True, roughly three-fifths of Canadians did not vote Conservative in the last election. True, too, would be that Mr. Harper ran the opposite of a conservative fiscal policy, having been a big spender from his first day in office.
Still, he won a string of minorities and now, with his new majority and the Liberals and Bloc Québécois routed, he bids fair to see his party in office for a decade. Critics don’t like what’s happened, but they should settle in for the long haul.
Worse for them, Conservatives will likely end 2011 in a stronger position yet. Conservative provincial parties are almost certain to win elections in Newfoundland and Saskatchewan later this year. Conservatives are ahead in the polls in two provinces governed by other parties – NDP in Manitoba and Liberals in Ontario – with elections set for October. Prince Edward Island and the Northwest Territories are voting this fall, but their electorates are too small to influence national trends.

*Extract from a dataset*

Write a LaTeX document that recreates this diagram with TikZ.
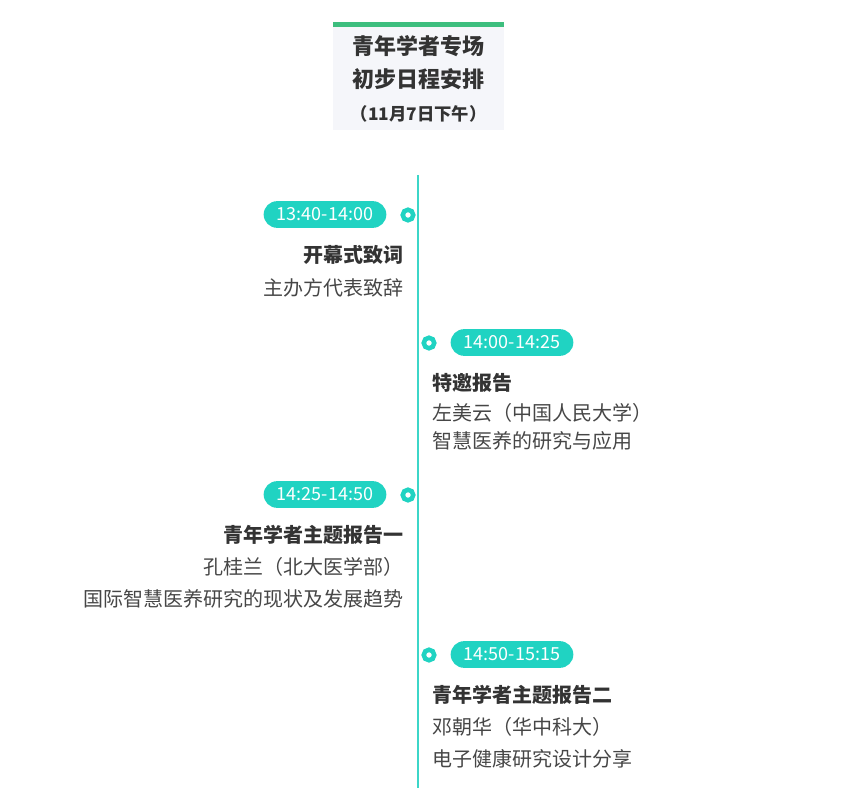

If Manitoba and Ontario should go Conservative, the party would become the leading party – federally and provincially – everywhere west of Quebec. Throw in New Brunswick and Newfoundland, and the Conservatives would govern at least six provinces, with the B.C. “Liberal” government being, for all intents and purposes, a conservative government.
Where the population is growing, the voting pattern is becoming more Conservative. Where the country’s affluence is increasing, the voting pattern is becoming more Conservative.
Where people are inclined to give money to political parties, Conservatives are benefiting. Where people are inclined to vote (among the elderly in particular), Conservatives are benefiting.
Not for the first time, a political party – in this case the Conservatives – has borrowed another party’s approaches and been successful. The Conservatives spent money before and during the recession as if governing from the centre-left. For this, they were not criticized by their own hard-core conservative supporters, apart from scattered and inconsequential media voices.
There was no Tea Party movement in Canadian conservative ranks, no coterie of true believers in small government, just Conservative MPs who were as delighted to spread largesse around their districts. In this, they read their electorate correctly, since, for all the talk about Canadians moving in a conservative direction, most of them opposed any reduction in the ambit of government.
Farmers who are overwhelmingly Conservative still love either supply management or direct subsidies. Families with children love their child-care cheques, which cost the treasury a lot, can be considered a “tax expenditure” and therefore a form of government spending. Regional development grants, subsidies for energy projects, infrastructure spending galore, tax breaks for everything from kids’ ballet classes to truckers’ lunches – a whole panoply of government spending undertaken by these Conservatives would be unrecognizable to U.S. or British conservatives, but they work politically here.
Conservatives have challenged almost no sacred cow handed down from decades of Liberal and Progressive Conservative governments. To say therefore, as Mr. Harper has, that the country has become more conservative stands reality on its head. Rather, the Conservatives became more traditionally Canadian or, to put matters another way, have learned that Conservatives had to evolve from something much more ideological into something more malleable.
Having learned that lesson, the Conservatives became the country’s dominant political party, not so much because the country changed, although it has in a few ways, but because the party changed to fit the country.
The country is changing slowly in ways the Conservatives understood. The westward drift of the population helps the Conservatives, as does the aging of the population. The post-recession trauma left fewer Canadians supportive of big government solutions. The big, new immigrant groups from South Asia and China didn’t much look to government for solutions in their previous countries, and responded to the Conservative messages here.
The Quebec obsession that drove the country’s agenda for four decades, and remains the prism through which the occasional media commentator purports to understand Canada, is passé.
The Conservatives accepted many of the verities they inherited but had often denounced, and then adapted better than their opponents to the slow changes in Canada.